# TO BE DONE
Make an exact copy of the data below, leaving out every picture.
===== STORED DATA =====
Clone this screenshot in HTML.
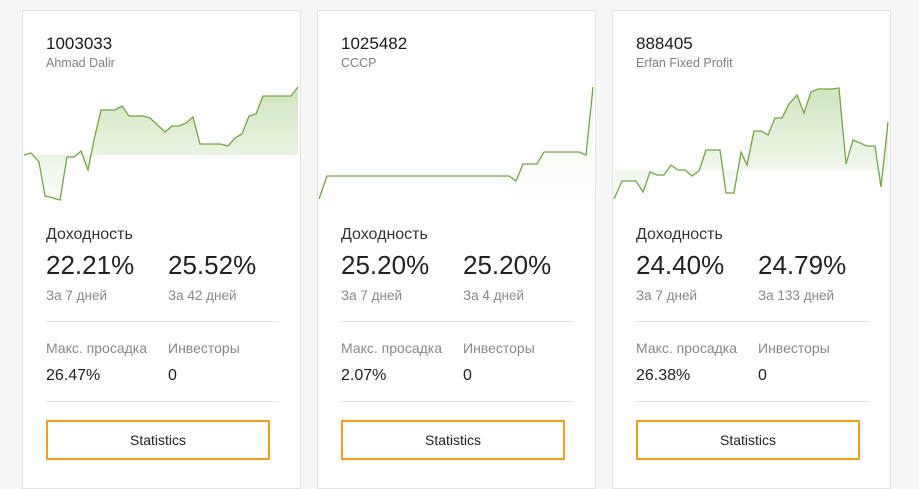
<!DOCTYPE html>
<html><head><meta charset="utf-8"><style>
*{margin:0;padding:0;box-sizing:border-box}
body{width:919px;height:489px;background:#f7f7f7;position:relative;overflow:hidden;font-family:"Liberation Sans",sans-serif;color:#222}
.card{position:absolute;top:10px;width:279px;height:479px;background:#fff;border:1px solid #e3e3e3}
.a{position:absolute;white-space:nowrap}
.id{left:23px;top:23px;font-size:17px;color:#1a1a1a}
.nm{left:23px;top:45px;font-size:12.5px;color:#808080}
.dh{left:23px;top:215px;font-size:16px;color:#333}
.big{top:239px;font-size:26px;color:#222;font-weight:300}
.sm{top:277px;font-size:13.5px;color:#888}
.hr{position:absolute;left:23px;width:233px;height:1px;background:#e2e2e2}
.lb{top:329px;font-size:14px;color:#888}
.v{top:356px;font-size:16px;color:#222}
.btn{position:absolute;left:23px;top:409px;width:224px;height:40px;border:2px solid #f39c1e;text-align:center;line-height:36px;font-size:14px;color:#222}
svg{position:absolute;left:0;top:0}
</style></head><body>
<svg width="919" height="489" style="z-index:2">
<defs>
<linearGradient id="g" x1="0" y1="0" x2="0" y2="1"><stop offset="0" stop-color="#a9cf8a" stop-opacity="0.55"/><stop offset="1" stop-color="#a9cf8a" stop-opacity="0.03"/></linearGradient>
</defs>
<polygon fill="url(#g)" points="24,155 31,153 39,162 45,196 53,198 60,200 67,157 74,157 81,151 88,170 94,140 101,110 115,110 122,106 129,116 143,116 150,118 165,132 172,126 179,126 186,123 193,117 200,144 220,144 228,146 235,138 242,134 249,116 256,114 263,96 291,96 298,87 298,155"/>
<polyline fill="none" stroke="#74a548" stroke-width="1.3" points="24,155 31,153 39,162 45,196 53,198 60,200 67,157 74,157 81,151 88,170 94,140 101,110 115,110 122,106 129,116 143,116 150,118 165,132 172,126 179,126 186,123 193,117 200,144 220,144 228,146 235,138 242,134 249,116 256,114 263,96 291,96 298,87"/>
<polygon fill="url(#g)" opacity="0.3" points="509,176 516,181 523,164 537,164 544,152 579,152 586,155 593,87 593,200 509,200"/>
<polyline fill="none" stroke="#74a548" stroke-width="1.3" points="319,199 327,176 509,176 516,181 523,164 537,164 544,152 579,152 586,155 593,87"/>
<polygon fill="url(#g)" points="614,199 622,181 636,181 643,192 650,172 657,175 664,175 671,165 678,170 685,170 692,176 699,171 706,150 720,150 726,193 734,193 741,152 747,165 754,131 761,131 768,135 775,118 782,118 789,104 797,95 804,113 811,92 818,89 832,89 839,88 846,164 853,140 867,146 875,146 881,187 888,122 888,170 614,170"/>
<polyline fill="none" stroke="#74a548" stroke-width="1.3" points="614,199 622,181 636,181 643,192 650,172 657,175 664,175 671,165 678,170 685,170 692,176 699,171 706,150 720,150 726,193 734,193 741,152 747,165 754,131 761,131 768,135 775,118 782,118 789,104 797,95 804,113 811,92 818,89 832,89 839,88 846,164 853,140 867,146 875,146 881,187 888,122"/>
</svg>

<div class="card" style="left:22px">
<div class="a id">1003033</div><div class="a nm">Ahmad Dalir</div>
<div class="a dh">Доходность</div>
<div class="a big" style="left:23px">22.21%</div><div class="a big" style="left:145px">25.52%</div>
<div class="a sm" style="left:23px">За 7 дней</div><div class="a sm" style="left:145px">За 42 дней</div>
<div class="hr" style="top:310px"></div>
<div class="a lb" style="left:23px">Макс. просадка</div><div class="a lb" style="left:145px">Инвесторы</div>
<div class="a v" style="left:23px">26.47%</div><div class="a v" style="left:145px">0</div>
<div class="hr" style="top:390px"></div>
<div class="btn">Statistics</div>
</div>

<div class="card" style="left:317px">
<div class="a id">1025482</div><div class="a nm">CCCP</div>
<div class="a dh">Доходность</div>
<div class="a big" style="left:23px">25.20%</div><div class="a big" style="left:145px">25.20%</div>
<div class="a sm" style="left:23px">За 7 дней</div><div class="a sm" style="left:145px">За 4 дней</div>
<div class="hr" style="top:310px"></div>
<div class="a lb" style="left:23px">Макс. просадка</div><div class="a lb" style="left:145px">Инвесторы</div>
<div class="a v" style="left:23px">2.07%</div><div class="a v" style="left:145px">0</div>
<div class="hr" style="top:390px"></div>
<div class="btn">Statistics</div>
</div>

<div class="card" style="left:612px">
<div class="a id">888405</div><div class="a nm">Erfan Fixed Profit</div>
<div class="a dh">Доходность</div>
<div class="a big" style="left:23px">24.40%</div><div class="a big" style="left:145px">24.79%</div>
<div class="a sm" style="left:23px">За 7 дней</div><div class="a sm" style="left:145px">За 133 дней</div>
<div class="hr" style="top:310px"></div>
<div class="a lb" style="left:23px">Макс. просадка</div><div class="a lb" style="left:145px">Инвесторы</div>
<div class="a v" style="left:23px">26.38%</div><div class="a v" style="left:145px">0</div>
<div class="hr" style="top:390px"></div>
<div class="btn">Statistics</div>
</div>
</body></html>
=====
# SOLUTION
Clone this screenshot in HTML.
<!DOCTYPE html>
<html><head><meta charset="utf-8"><style>
*{margin:0;padding:0;box-sizing:border-box}
body{width:919px;height:489px;background:#f7f7f7;position:relative;overflow:hidden;font-family:"Liberation Sans",sans-serif;color:#222}
.card{position:absolute;top:10px;width:279px;height:479px;background:#fff;border:1px solid #e3e3e3}
.a{position:absolute;white-space:nowrap}
.id{left:23px;top:23px;font-size:17px;color:#1a1a1a}
.nm{left:23px;top:45px;font-size:12.5px;color:#808080}
.dh{left:23px;top:215px;font-size:16px;color:#333}
.big{top:239px;font-size:26px;color:#222;font-weight:300}
.sm{top:277px;font-size:13.5px;color:#888}
.hr{position:absolute;left:23px;width:233px;height:1px;background:#e2e2e2}
.lb{top:329px;font-size:14px;color:#888}
.v{top:356px;font-size:16px;color:#222}
.btn{position:absolute;left:23px;top:409px;width:224px;height:40px;border:2px solid #f39c1e;text-align:center;line-height:36px;font-size:14px;color:#222}
svg{position:absolute;left:0;top:0}
</style></head><body>
<svg width="919" height="489" style="z-index:2">
<defs>
<linearGradient id="g" x1="0" y1="0" x2="0" y2="1"><stop offset="0" stop-color="#a9cf8a" stop-opacity="0.55"/><stop offset="1" stop-color="#a9cf8a" stop-opacity="0.03"/></linearGradient>
</defs>
<polygon fill="url(#g)" points="24,155 31,153 39,162 45,196 53,198 60,200 67,157 74,157 81,151 88,170 94,140 101,110 115,110 122,106 129,116 143,116 150,118 165,132 172,126 179,126 186,123 193,117 200,144 220,144 228,146 235,138 242,134 249,116 256,114 263,96 291,96 298,87 298,155"/>
<polyline fill="none" stroke="#74a548" stroke-width="1.3" points="24,155 31,153 39,162 45,196 53,198 60,200 67,157 74,157 81,151 88,170 94,140 101,110 115,110 122,106 129,116 143,116 150,118 165,132 172,126 179,126 186,123 193,117 200,144 220,144 228,146 235,138 242,134 249,116 256,114 263,96 291,96 298,87"/>
<polygon fill="url(#g)" opacity="0.3" points="509,176 516,181 523,164 537,164 544,152 579,152 586,155 593,87 593,200 509,200"/>
<polyline fill="none" stroke="#74a548" stroke-width="1.3" points="319,199 327,176 509,176 516,181 523,164 537,164 544,152 579,152 586,155 593,87"/>
<polygon fill="url(#g)" points="614,199 622,181 636,181 643,192 650,172 657,175 664,175 671,165 678,170 685,170 692,176 699,171 706,150 720,150 726,193 734,193 741,152 747,165 754,131 761,131 768,135 775,118 782,118 789,104 797,95 804,113 811,92 818,89 832,89 839,88 846,164 853,140 867,146 875,146 881,187 888,122 888,170 614,170"/>
<polyline fill="none" stroke="#74a548" stroke-width="1.3" points="614,199 622,181 636,181 643,192 650,172 657,175 664,175 671,165 678,170 685,170 692,176 699,171 706,150 720,150 726,193 734,193 741,152 747,165 754,131 761,131 768,135 775,118 782,118 789,104 797,95 804,113 811,92 818,89 832,89 839,88 846,164 853,140 867,146 875,146 881,187 888,122"/>
</svg>

<div class="card" style="left:22px">
<div class="a id">1003033</div><div class="a nm">Ahmad Dalir</div>
<div class="a dh">Доходность</div>
<div class="a big" style="left:23px">22.21%</div><div class="a big" style="left:145px">25.52%</div>
<div class="a sm" style="left:23px">За 7 дней</div><div class="a sm" style="left:145px">За 42 дней</div>
<div class="hr" style="top:310px"></div>
<div class="a lb" style="left:23px">Макс. просадка</div><div class="a lb" style="left:145px">Инвесторы</div>
<div class="a v" style="left:23px">26.47%</div><div class="a v" style="left:145px">0</div>
<div class="hr" style="top:390px"></div>
<div class="btn">Statistics</div>
</div>

<div class="card" style="left:317px">
<div class="a id">1025482</div><div class="a nm">CCCP</div>
<div class="a dh">Доходность</div>
<div class="a big" style="left:23px">25.20%</div><div class="a big" style="left:145px">25.20%</div>
<div class="a sm" style="left:23px">За 7 дней</div><div class="a sm" style="left:145px">За 4 дней</div>
<div class="hr" style="top:310px"></div>
<div class="a lb" style="left:23px">Макс. просадка</div><div class="a lb" style="left:145px">Инвесторы</div>
<div class="a v" style="left:23px">2.07%</div><div class="a v" style="left:145px">0</div>
<div class="hr" style="top:390px"></div>
<div class="btn">Statistics</div>
</div>

<div class="card" style="left:612px">
<div class="a id">888405</div><div class="a nm">Erfan Fixed Profit</div>
<div class="a dh">Доходность</div>
<div class="a big" style="left:23px">24.40%</div><div class="a big" style="left:145px">24.79%</div>
<div class="a sm" style="left:23px">За 7 дней</div><div class="a sm" style="left:145px">За 133 дней</div>
<div class="hr" style="top:310px"></div>
<div class="a lb" style="left:23px">Макс. просадка</div><div class="a lb" style="left:145px">Инвесторы</div>
<div class="a v" style="left:23px">26.38%</div><div class="a v" style="left:145px">0</div>
<div class="hr" style="top:390px"></div>
<div class="btn">Statistics</div>
</div>
</body></html>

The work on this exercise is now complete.